Jaclyn: This survey was developed in part as a response to patient advocate suggestions from the 2017 International Conference on SEPN1-Related Myopathies. The online study entitled “The SELENON (SEPN1/Rigid Spine) Related Myopathy Study on The Effect of Diet & Lifestyle on Symptom Severity in Affected Individuals” is a collaboration between Cure CMD and the Beggs Laboratory at the Boston Children’s Hospital, and was launched at the end of 2019. It is still currently accepting participants.
The goal of this study is to understand if diet and lifestyle can help explain some of the wide variation observed in symptom severity and/or time of symptom onset in SELENON-RM affected individuals. Well we are still in the process of analyzing modules from this study, I can say that the findings that interested me the most so far were presented as a poster at the World Muscle Society (WMS) 25: Virtual Congress (held September 28 - October 2, 2020). Specifically, though I was not surprised that age influenced perceived activity scores, I did find it interesting that there was such a difference in perceived activity scores between female and male participants. It should be noted that the number of participants for this analysis was relatively small, so future research and analyses should involve trying to increase the number of participants to further help refine the relationships between gender, age, diet, and BMI and perceived activity and pulmonary scores in SELENON-RM affected individuals.
CCMD: What's next for you and your work?
Jaclyn: As mentioned previously, we are still in the process of analyzing all the modules from the SELENON-RM study. With that said, the goal will be to complete this in the near future, as well as hopefully increase the number of participants enrolled in this study. I am also currently working on a draft manuscript that will involve some more analyses of additional modules from the survey and will hopefully be completed soon.

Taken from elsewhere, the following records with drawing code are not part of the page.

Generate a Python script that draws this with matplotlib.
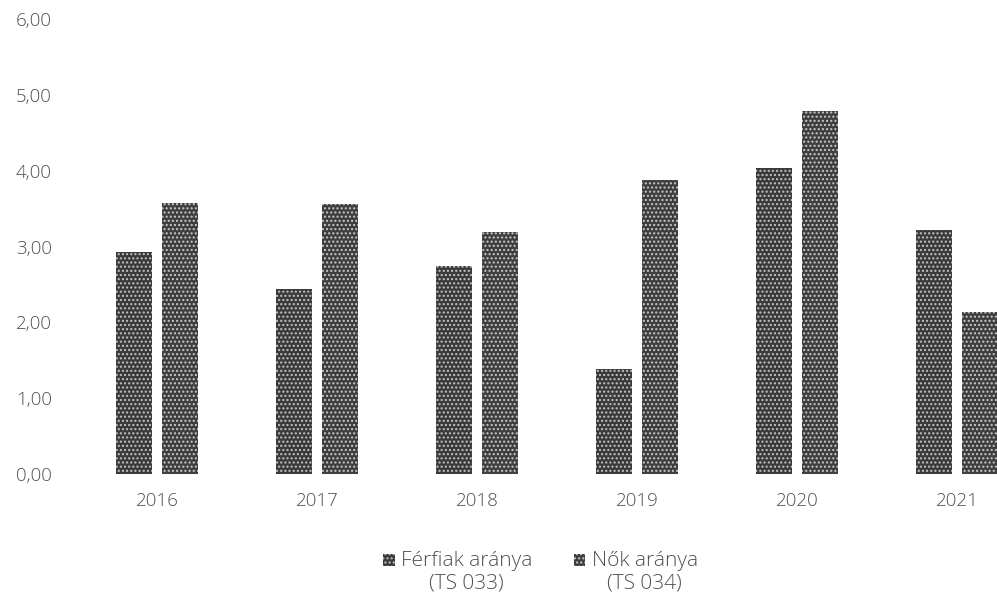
import matplotlib
matplotlib.use("Agg")
import matplotlib.pyplot as plt
import numpy as np

years = ["2016", "2017", "2018", "2019", "2020", "2021"]
ferfiak = [2.93, 2.44, 2.74, 1.39, 4.04, 3.22]
nok = [3.57, 3.56, 3.19, 3.88, 4.79, 2.14]
labels = ["Férfiak aránya\n(TS 033)", "Nők aránya\n(TS 034)"]
yticks = [0, 1, 2, 3, 4, 5, 6]
ytick_labels = ["0,00", "1,00", "2,00", "3,00", "4,00", "5,00", "6,00"]

plt.rcParams['font.family'] = ['Open Sans', 'DejaVu Sans']
plt.rcParams['hatch.linewidth'] = 1.0

fig = plt.figure(figsize=(9.97, 6.0), dpi=100)
ax = fig.add_axes([0.0772, 0.21, 0.963, 0.7583])

x = np.arange(len(years))
w = 0.225
off = 0.145
b1 = ax.bar(x - off, ferfiak, w, facecolor="#3a3a3a", edgecolor="#c4c4c4",
            hatch="....", linewidth=0, label=labels[0])
b2 = ax.bar(x + off, nok, w, facecolor="#3e3e3e", edgecolor="#c8c8c8",
            hatch="....", linewidth=0, label=labels[1])

ax.set_xlim(-0.5, 5.5)
ax.set_ylim(0, 6)
ax.set_xticks(x)
ax.set_xticklabels(years)
ax.set_yticks(yticks)
ax.set_yticklabels(ytick_labels)
for s in ax.spines.values():
    s.set_visible(False)
ax.tick_params(axis='both', length=0, labelsize=13.5, labelcolor="#505050")
ax.tick_params(axis='y', pad=18)
ax.tick_params(axis='x', pad=13)
for t in ax.get_xticklabels() + ax.get_yticklabels():
    t.set_fontweight('light')

leg = fig.legend(handles=[b1, b2], labels=labels, loc="upper center",
                 bbox_to_anchor=(0.542, 0.113), ncol=2, frameon=False,
                 fontsize=15, handlelength=0.55, handleheight=0.55,
                 handletextpad=0.3, columnspacing=2.0)
for t in leg.get_texts():
    t.set_color("#505050")
    t.set_multialignment("center")
    t.set_linespacing(1.2)
    t.set_fontweight('light')
for p in leg.get_patches():
    p.set_y(p.get_y() + 9)

fig.savefig("out.png", dpi=100)
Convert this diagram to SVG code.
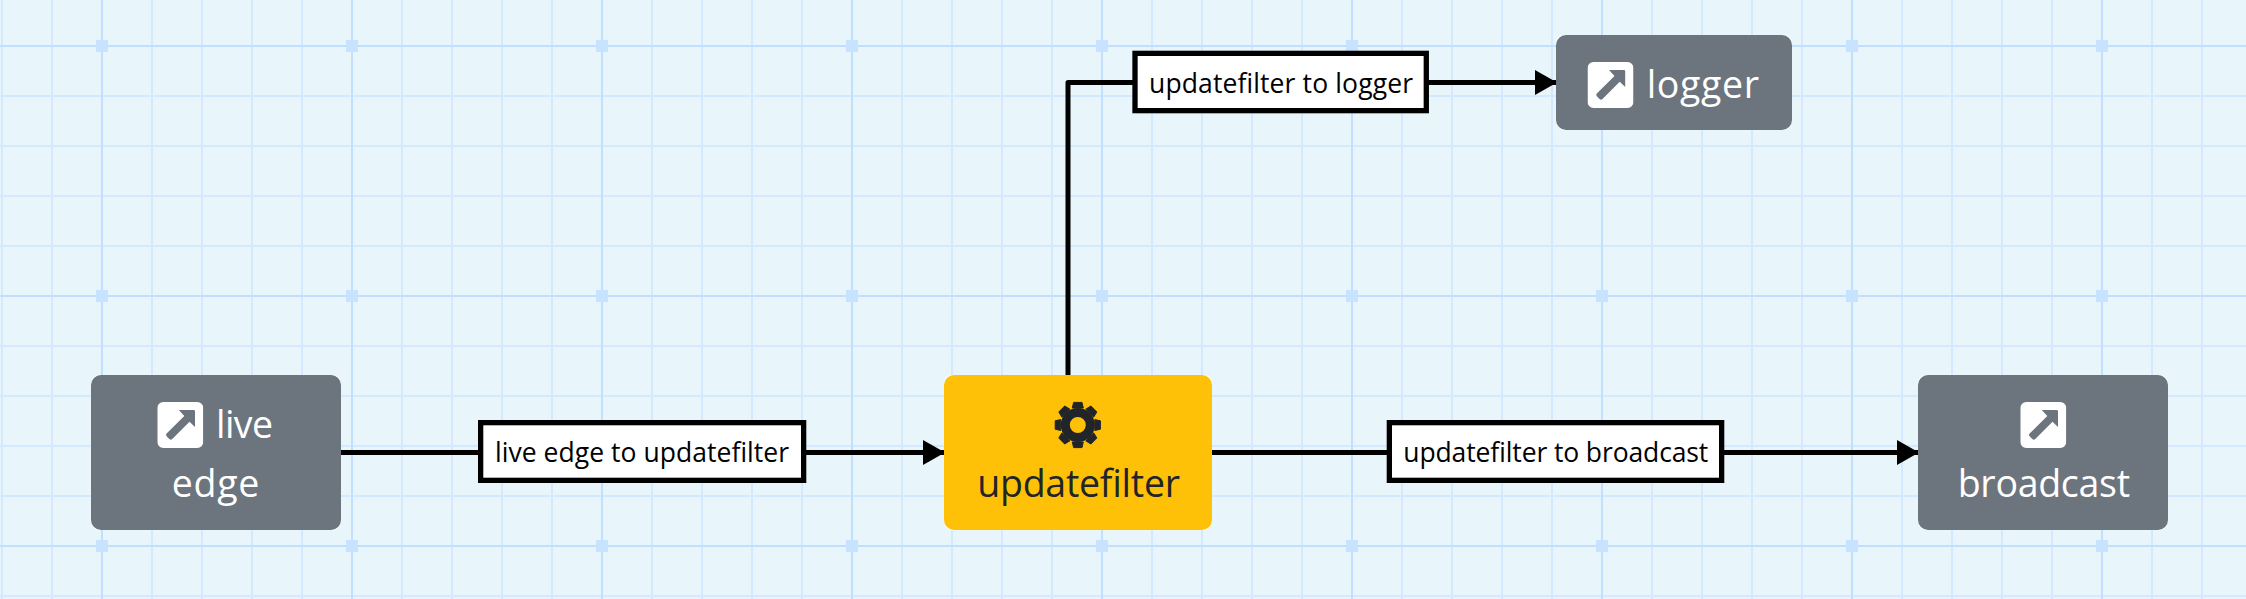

CCMD: What is the most surprising thing about your job?
Jaclyn: I find it surprising how fast technology changes in the field of genetics and genomics. I look back on the technologies used while completing my Master of Science, finished just under a decade ago, and how much has changed since. These changes in technologies have ultimately made it much easier for us to help diagnose various rare genetic disorders including the SELENON-RMs, and in turn also help with our knowledge and understanding of this (as well as other) rare neuromuscular disorders.
CCMD: What keeps you going back to work every day?
Jaclyn: The quest for knowledge. There is still so much we do not know about the SELENON-RMs, as well as the end goal of having a treatment or cure. It's like the ultimate puzzle, and I think that both my skill set as well as my unique perspective as a SELENON-RM affected individual can really help researchers put a few more of the puzzle pieces in place.
CCMD: Do you have hobbies or things you like to do in your free time?
Jaclyn: After 20 years of horseback riding, I can still say that I try to make time to ride twice a week. Though it may not be at the same level I rode at years ago prior to my diagnosis, being in the saddle is still my happy place. I also really enjoy spending time with family and friends. My dog has also been my constant companion with moving both across provinces and international borders. In addition, prior to current world events, I also liked to travel, and will hopefully be able to do that again soon.
CCMD: Any thoughts for families affected by SELENON/SEPN1, and how they can be partners in research?
Jaclyn: First, for those that are affected by a SELENON-RM: Do not let it hold you back. My diagnosis may have affected my ability to walk long distances, but make no mistake, I have travelled further and farther in life because of it. Find your passion in life, whatever it is, and follow it. You may have to do some creative thinking, or find unique ways during the process to achieve your goals, due to the diagnosis, but that is ok. The victory will be sweeter in the end. The diagnosis is a part of you, but it by no means defines who you are.